The transition has been far from seamless, with NSA experiencing some outages. Migrating data to the cloud also has proved difficult, particularly the merging of duplicative data sets.
But the agency’s culture may be the biggest hurdle. NSA has organized a series of initiatives designed to acclimate analysts to life in the cloud. One of them, called I-CAFÉ—for Cloud Analytics
Fusion Environment—puts analysts and developers together to brainstorm. Another, Future Architecture Transition (FAT) Tuesdays, brings groups of 150 to 200 analysts together regularly and forces them to work in the cloud and refrain from using legacy repositories.
“We’re learning in public and trying to do this while we support missions all over the globe,” the senior official says. “We’ve had some bumps, but I think we’ve worked through those. Our strength in GovCloud is that we have a common space for all data sets. We’re close to ready for prime time.”

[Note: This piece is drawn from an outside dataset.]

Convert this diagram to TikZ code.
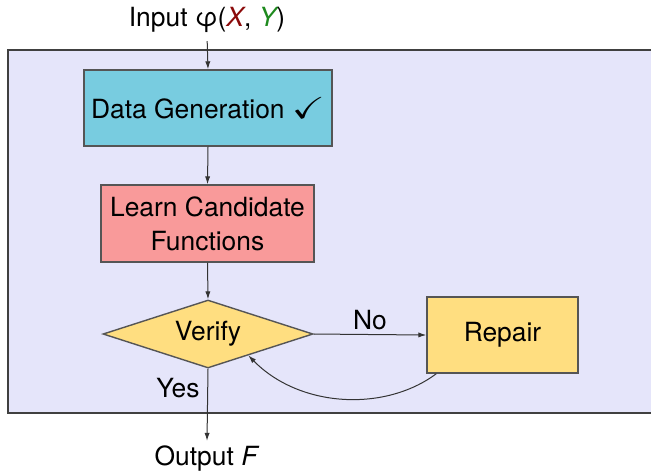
\documentclass[tikz,border=0pt]{standalone}
\usepackage{amssymb}
\usepackage{graphicx}
\usepackage{fontspec}
\setmainfont{TeX Gyre Heros}
\usetikzlibrary{shapes.geometric,arrows.meta}
\definecolor{panel}{HTML}{E5E5FA}
\definecolor{genfill}{HTML}{78CCE0}
\definecolor{learnfill}{HTML}{F99A9A}
\definecolor{goldfill}{HTML}{FFDE80}
\definecolor{xred}{HTML}{8B0A0A}
\definecolor{ygreen}{HTML}{1E8A1E}
\definecolor{edge}{HTML}{555555}
\begin{document}
\begin{tikzpicture}[x=0.5pt,y=-0.5pt,
  font=\fontsize{13.2}{17}\selectfont,
  box/.style={draw=edge,line width=0.7pt,inner sep=0pt,align=center},
  arr/.style={draw=black!80,line width=0.5pt,-{Latex[length=4pt,width=2.6pt]}},
  lbl/.style={inner sep=2pt}]
\useasboundingbox (0,0) rectangle (651,473);
\clip (0,0) rectangle (651,473);
% background panel around the loop
\draw[fill=panel,draw=black!75,line width=1pt] (8,50) rectangle (670,413);
% blocks
\node[lbl,inner sep=1pt] (in) at (207,20) {Input φ(\textit{\color{xred}X}, \textit{\color{ygreen}Y})};
\node[box,fill=genfill,minimum width=124pt,minimum height=38pt] (dg) at (208,108) {Data Generation \scalebox{1.5}[1.15]{$\checkmark$}};
\node[box,fill=learnfill,minimum width=106.5pt,minimum height=38.5pt] (lc) at (207.5,223.5) {Learn Candidate\\Functions};
\node[box,diamond,fill=goldfill,aspect=3.1,minimum width=105pt,minimum height=34pt] (ver) at (208,334) {Verify};
\node[box,fill=goldfill,minimum width=75.5pt,minimum height=38pt] (rep) at (502.5,335) {Repair};
\node[lbl] (out) at (207,458) {Output \textit{F}};
% connectors
\draw[arr,shorten <=3pt] (in.south) -- (dg.north);
\draw[arr] (dg.south) -- (lc.north);
\draw[arr] (lc.south) -- (ver.north);
\draw[arr] (ver.east) -- node[above,lbl,pos=0.5] (no) {No} (rep.west);
\draw[arr] ([xshift=5pt]rep.south west) .. controls (385,412) and (300,408) .. (ver.-28);
\draw[arr] (ver.south) -- (out.north);
\node[lbl] (yes) at (178,388) {Yes};
\end{tikzpicture}
\end{document}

Together, the NSA GovCloud—a combination of open-source software stacked on commodity hardware—and the CIA’s Amazon-built C2S cloud represent a joint storefront for intelligence community data. Over time, the interoperable clouds will share data and handle an increasing variety of requests from IC agencies.
NSA is likely a few years from completing its transition to the cloud, but its $1.5 billion data center in Bluffdale, Utah, illustrates the scope of the effort. It is essentially a 1 million-square-foot repository for signals intelligence designed explicitly to collect digital data.
In 2012, Utah Gov. Gary Herbert declared the Utah Data Center would be the first to house a yottabyte of data—the equivalent of 1 billion petabytes, or more than 1 billion times all digitized content in the Library of Congress. While NSA has not disclosed the actual storage capacity of the Utah Data Center, it has declared on its website that its capacity will be “alottabytes.”
Whatever the capacity really is, it will give NSA analysts around the globe a lot of information to sift through when the cloud transition is complete.